Bedeutung und Folgen des Urteils
Das Urteil hat erhebliche praktische Bedeutung für das Bürgergeld und die Verwaltungspraxis deutscher Jobcenter:
- Stärkere Transparenz: Behörden können künftig Auskünfte zu Einkommen/Vermögen konsequenter verlangen.
- Schutz der Grundsicherung: Die genaue Prüfung möglicher Unterhaltsansprüche sichert, dass Bürgergeld nur gezahlt wird, wenn tatsächlich eine Bedürftigkeit vorliegt.
- Kein „Vorbehalt der Unterhaltspflicht“: Die Auskunftspflicht besteht bereits im Vorfeld, nicht erst wenn eine Unterhaltspflicht feststeht.
- Weniger Blockade durch Formalien: Ein Anwalt oder Betroffener kann sich kaum noch mit dem Verweis auf ungeklärte rechtliche Pflichten gegen die Auskunft wehren.
FAQ: Wer ist vom Urteil betroffen?
Wer muss nach dem Urteil Auskünfte erteilen?

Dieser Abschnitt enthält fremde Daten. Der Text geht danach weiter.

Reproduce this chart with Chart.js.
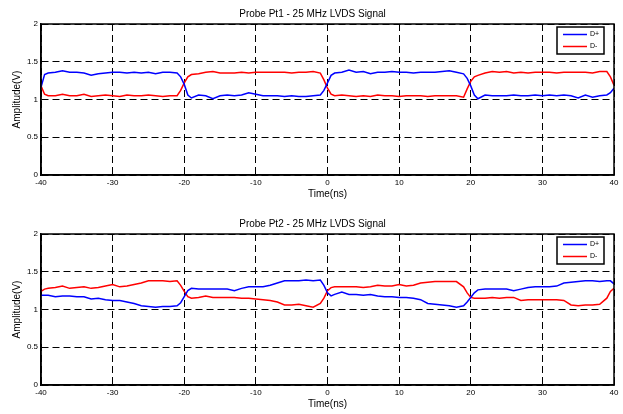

Alle potenziellen Unterhaltsschuldner, bei denen die Behörde eine Leistungspflicht nicht ausschließen kann.
Muss ich wirklich alle Kontodaten offenlegen?
Ja, sofern die Behörde berechtigte Zweifel an einer fehlenden Unterhaltspflicht hat.
Gibt es Ausnahmen von der Auskunftspflicht?
Nur wenn Sie nachweisen können, dass definitiv keine Unterhaltspflicht besteht.
Fazit: Mehr Pflichten für Unterhaltsschuldner – Bürgergeld – Empfänger im Fokus
Das Urteil L 34 AS 895/22 schafft Klarheit: Behörden dürfen schon bei Verdacht auf eine Unterhaltspflicht zügig und umfassend Auskünfte einfordern. Das Urteil verpflichtet Unterhaltsschuldner zur Offenlegung aller Finanzdaten!
Das LSG Berlin-Brandenburg hat entschieden: Wer als Vater oder Verwandter für einen Bürgergeld-Empfänger in Betracht kommt, muss Jobcenter-Anfragen zu Einkommen und Vermögen umfassend beantworten. Das gilt, solange eine Unterhaltspflicht nicht zweifelsfrei ausgeschlossen werden kann.